Li Jiancheng was initially reduced to commoner rank. After Emperor Taizong took the throne, he posthumously granted Li Jiancheng the title of Prince of Xi and assigned his own son Li Fu (李福) into Li Jiancheng's lineage as Li Jiancheng's heir. He also buried Li Jiancheng with the ceremonies due to an imperial prince. In July 642, he restored Li Jiancheng's crown prince title. However, Li Jiancheng was never fully rehabilitated and his daughters still had the status of daughters of a common prince, rather than a crown prince.

== Historical sources ==

===Da Tang Chuangye Qijuzhu===
"Qijuzhu" is a type of imperial diary which records the emperor's daily activities that appeared as early as the Han dynasty. The purpose of Qijuzhu is to help govern the emperor's behavior by faithfully recording the actions and words of the Emperor in court. The emperor must not read or ask about the Qijuzhu. In the Tang dynasty, imperial diarists were in charge of the Qijuzhu. According to convention, the Qijuzhu should be edited and the original diary destroyed after the death of the emperor.

The author of Da Tang Chuangye Qijuzhu (大唐创业起居注, "Imperial diary of the foundation of the Great Tang") was Wen Daya (c. 572 – 629 CE; elder brother of Wen Yanbo). He served as Li Yuan's staff of records and witnessed the establishment of Tang dynasty in 618. Da Tang Chuangye Qijuzhu was a three-chapter book with a detailed narrative and a firsthand account of the 357 days of insurrection. His work was finished before Li Shimin began censoring the official imperial records. Since Wen Daya was a supporter of Li Shimin, (Note: Wen Daya's biography (《旧唐书·温大雅传》) is in vol.61 of the Old Book of Tang) he did not feel a need to exaggerate Li Jiancheng's contribution to Tang's founding. As the only complete original court diary left from pre-Qing times, Da Tang Chuangye Qijuzhu is now generally considered a more reliable source on early Tang Dynasty.

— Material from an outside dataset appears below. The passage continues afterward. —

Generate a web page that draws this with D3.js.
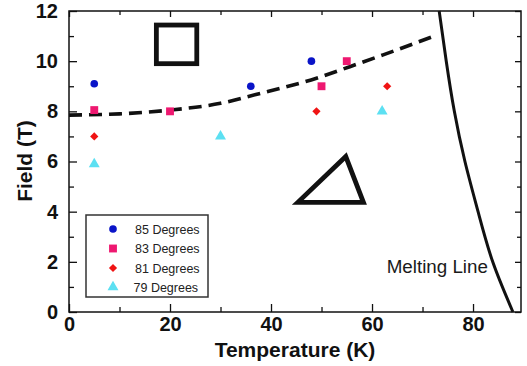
<!DOCTYPE html>
<html>
<head>
<meta charset="utf-8">
<script src="https://cdn.jsdelivr.net/npm/d3@7"></script>
<style>
  html, body { margin: 0; padding: 0; background: #ffffff; }
  svg { display: block; }
  text { font-family: "Liberation Sans", Arial, Helvetica, sans-serif; }
</style>
</head>
<body>
<svg id="chart" width="527" height="366"></svg>
<script>
// ---- data -------------------------------------------------------------
const xMajorTicks = [0, 20, 40, 60, 80];
const xMinorTicks = [10, 30, 50, 70];
const yMajorTicks = [0, 2, 4, 6, 8, 10, 12];
const yMinorTicks = [1, 3, 5, 7, 9, 11];

const series85 = [[5, 9.1], [36, 9.0], [48, 10.0]];
const series83 = [[5, 8.05], [20, 8.0], [50, 9.0], [55, 10.0]];
const series81 = [[5, 7.0], [49, 8.0], [63, 9.0]];
const series79 = [[5, 5.9], [30, 7.0], [62, 8.0]];

const seriesNames = ["85 Degrees", "83 Degrees", "81 Degrees", "79 Degrees"];

// dashed phase boundary (temperature, field)
const boundaryCurve = [[0, 7.85], [10, 7.9], [20, 8.05], [30, 8.32], [37, 8.67],
                       [49, 9.32], [55.6, 9.78], [62.2, 10.25], [72.8, 11.04]];
// melting line (temperature, field)
const meltingCurve = [[73.3, 12], [74.7, 10], [76.3, 8], [78.4, 6],
                      [81.0, 4], [83.9, 2], [87.9, 0]];

// outlined square and triangle markers placed in data space
const squareCorners = [[17.3, 9.9], [25.3, 11.44]];
const triangleVertices = [[45.3, 4.37], [54.8, 6.2], [58.3, 4.37]];

// ---- layout -----------------------------------------------------------
const svg = d3.select("#chart");
const plotLeft = 69, plotRight = 521, plotTop = 11, plotBottom = 312;

const x = d3.scaleLinear().domain([0, 89.5]).range([plotLeft, plotRight]);
const y = d3.scaleLinear().domain([0, 12]).range([plotBottom, plotTop]);

const ink = "#111";

// axes: inward ticks on all four sides
svg.append("g").attr("transform", `translate(0,${plotBottom})`)
  .call(d3.axisBottom(x).tickValues(xMajorTicks).tickSize(-8).tickPadding(5).tickFormat(d3.format("d")));
svg.append("g").attr("transform", `translate(0,${plotBottom})`)
  .call(d3.axisBottom(x).tickValues(xMinorTicks).tickSize(-5).tickFormat(""));
svg.append("g").attr("transform", `translate(0,${plotTop})`)
  .call(d3.axisTop(x).tickValues(xMajorTicks).tickSize(-6).tickFormat(""));
svg.append("g").attr("transform", `translate(0,${plotTop})`)
  .call(d3.axisTop(x).tickValues(xMinorTicks).tickSize(-4).tickFormat(""));

svg.append("g").attr("transform", `translate(${plotLeft},0)`)
  .call(d3.axisLeft(y).tickValues(yMajorTicks).tickSize(-8).tickPadding(11).tickFormat(d3.format("d")));
svg.append("g").attr("transform", `translate(${plotLeft},0)`)
  .call(d3.axisLeft(y).tickValues(yMinorTicks).tickSize(-5).tickFormat(""));
svg.append("g").attr("transform", `translate(${plotRight},0)`)
  .call(d3.axisRight(y).tickValues(yMajorTicks).tickSize(-6).tickFormat(""));
svg.append("g").attr("transform", `translate(${plotRight},0)`)
  .call(d3.axisRight(y).tickValues(yMinorTicks).tickSize(-4).tickFormat(""));

svg.selectAll(".domain").remove();
svg.selectAll(".tick line").attr("stroke", ink).attr("stroke-width", 1.3);
svg.selectAll(".tick text")
  .attr("fill", ink)
  .style("font-size", "20px")
  .style("font-weight", "bold");

// plot frame
svg.append("rect")
  .attr("x", plotLeft).attr("y", plotTop)
  .attr("width", plotRight - plotLeft).attr("height", plotBottom - plotTop)
  .attr("fill", "none").attr("stroke", ink).attr("stroke-width", 1.5);

// axis titles
svg.append("text")
  .attr("x", (plotLeft + plotRight) / 2).attr("y", 357)
  .attr("text-anchor", "middle")
  .attr("fill", ink)
  .style("font-size", "21px").style("font-weight", "bold")
  .text("Temperature (K)");

svg.append("text")
  .attr("transform", `translate(32,161) rotate(-90)`)
  .attr("text-anchor", "middle")
  .attr("fill", ink)
  .style("font-size", "21px").style("font-weight", "bold")
  .text("Field (T)");

// ---- curves ----------------------------------------------------------
const line = d3.line().x(d => x(d[0])).y(d => y(d[1])).curve(d3.curveMonotoneX);

svg.append("path")
  .datum(boundaryCurve)
  .attr("d", line)
  .attr("fill", "none")
  .attr("stroke", ink)
  .attr("stroke-width", 3.6)
  .attr("stroke-dasharray", "13,7");

const meltLine = d3.line().x(d => x(d[0])).y(d => y(d[1])).curve(d3.curveNatural);
svg.append("path")
  .datum(meltingCurve)
  .attr("d", meltLine)
  .attr("fill", "none")
  .attr("stroke", ink)
  .attr("stroke-width", 3);

svg.append("text")
  .attr("x", x(62.9)).attr("y", y(1.54))
  .attr("fill", "#1a1a1a")
  .style("font-size", "18.8px")
  .text("Melting Line");

// ---- outlined shapes -------------------------------------------------
svg.append("rect")
  .attr("x", x(squareCorners[0][0]))
  .attr("y", y(squareCorners[1][1]))
  .attr("width", x(squareCorners[1][0]) - x(squareCorners[0][0]))
  .attr("height", y(squareCorners[0][1]) - y(squareCorners[1][1]))
  .attr("fill", "none").attr("stroke", ink).attr("stroke-width", 4.8);

svg.append("path")
  .datum(triangleVertices)
  .attr("d", d3.line().x(d => x(d[0])).y(d => y(d[1])).curve(d3.curveLinearClosed))
  .attr("fill", "none").attr("stroke", ink).attr("stroke-width", 4.8)
  .attr("stroke-linejoin", "miter");

// ---- data markers ------------------------------------------------------
const styles = [
  { data: series85, color: "#0a14c8", type: d3.symbolCircle, size: 46, rot: 0 },
  { data: series83, color: "#ee1870", type: d3.symbolSquare, size: 62, rot: 0 },
  { data: series81, color: "#f01414", type: d3.symbolSquare, size: 34, rot: 45 },
  { data: series79, color: "#5ce0f2", type: d3.symbolTriangle, size: 52, rot: 0 }
];

styles.forEach(s => {
  svg.append("g").selectAll("path")
    .data(s.data)
    .join("path")
    .attr("d", d3.symbol().type(s.type).size(s.size))
    .attr("transform", d => `translate(${x(d[0])},${y(d[1])}) rotate(${s.rot})`)
    .attr("fill", s.color);
});

// ---- legend ----------------------------------------------------------
const legend = svg.append("g");
legend.append("rect")
  .attr("x", 86).attr("y", 215).attr("width", 122).attr("height", 82)
  .attr("fill", "#fff").attr("stroke", "#333").attr("stroke-width", 1.5);

const rowY = [229, 248.5, 268, 287];
styles.forEach((s, i) => {
  legend.append("path")
    .attr("d", d3.symbol().type(s.type).size(s.size))
    .attr("transform", `translate(113,${rowY[i]}) rotate(${s.rot})`)
    .attr("fill", s.color);
  legend.append("text")
    .attr("x", i === 3 ? 133.5 : 135).attr("y", rowY[i])
    .attr("dy", "0.36em")
    .attr("fill", "#222")
    .style("font-size", "12.5px")
    .text(seriesNames[i]);
});
</script>
</body>
</html>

Da Tang Chuangye Qijuzhu emphasizes that Li Yuan was the mastermind of the revolt against the Sui. Li Shimin, who was a teenager at the time, served only a secondary role in these events. In the official histories, Li Jiancheng was described as an incompetent crown prince. Wen Daya portrayed a different Li Jiancheng: a capable leader, generous and open-minded. He knew how to recruit talented people and did well in his early political career as a crown prince. Li Yuan, in Wen Daya's narrative, was a fearless leader with vision, courage and strategic planning.

Contemporary historians have re-examined the evidence for events contained in the official histories (the Old Book of Tang, the New Book of Tang and Zizhi Tongjian) and have concluded that important elements were probably fabricated during the reign of Li Shimin at his order. On the basis of other material, most importantly Da-Tang Chuangye Qijuzhu, historians have been able to correct some of the bias and distortions of the official histories about the founding of the Tang dynasty. Da Tang Chuangye Qijuzhu provides a clear example of how Li Shimin rewritten history for his own favor. It also explains Li Jiancheng's historical image contradictions in the official histories. The truth that had intentionally been distorted and ignored by later official historians can be found in the Da Tang Chuangye Qijuzhu.

== Family ==
Consort and issue(s)
- Crown Princess, of the Zheng clan (太子妃 郑氏, 599 – 19 February 676), personal name Guanyin (观音)
  - Li Chengzong, Prince of Taiyuan (太原郡王 李承宗), 1st son
  - Li Chengdao, Prince of Anlu (安陆郡王 李承道, d. 626), 2nd son
  - Li Chengde, Prince of Hedong (河东郡王 李承德,d. 626), 3rd son
  - Li Chengxun, Prince of Wu'an (武安郡王 李承训, d. 626), 4th son
  - Princess Guide (归德县主), 5th daughter
  - Li Chengming, Prince of Runan (汝南郡王 李承明, d. 626), 5th son
  - Li Chengyi, Prince of Julu (钜鹿郡王 李承义, d. 626), 6th son
- Chenghui, of the Yang clan (承徽 杨氏, 598 – 28 December 668), personal name Sheniang (舍娘)
  - Princess Leling (乐陵县主), 3rd daughter
    - Married Yu Shanxun (于善询)
- Unknown
  - First Daughter
  - Princess Wenxi (闻喜县主, 622 – 8 July 661), personal name Wanshun (婉順), 2nd daughter
    - Married Liu Yingdao (刘应道), a son of Liu Linfu (刘林甫), and had issue
  - Fourth Daughter

== Tombstone inscription ==

Li Jiancheng's tombstone was lost for many years. It was recovered in 2013, and the inscription was released to the public on June 8, 2013.

There are 55 characters in total, as follows:
“大唐故息隐王墓志。王讳建成。武德九年六月四日薨于京师。粤于贞观二年岁次戊子正月已酉朔十三日辛酉。葬于雍州长安县之高阳原。”

== Modern depictions ==
- Portrayed by Yan Yikuan in the 2005 TV series The Prince of Qin, Li Shimin.
- Portrayed by Choi Jung-woo in 2006–2007 SBS TV series Yeon Gaesomun.
- Portrayed by Qiao Zhenyu in the 2012 TV series Heroes of Sui and Tang Dynasties.
- Portrayed by Han Dong in the upcoming CCTV TV series Peace in Palace, Peace in Chang'An.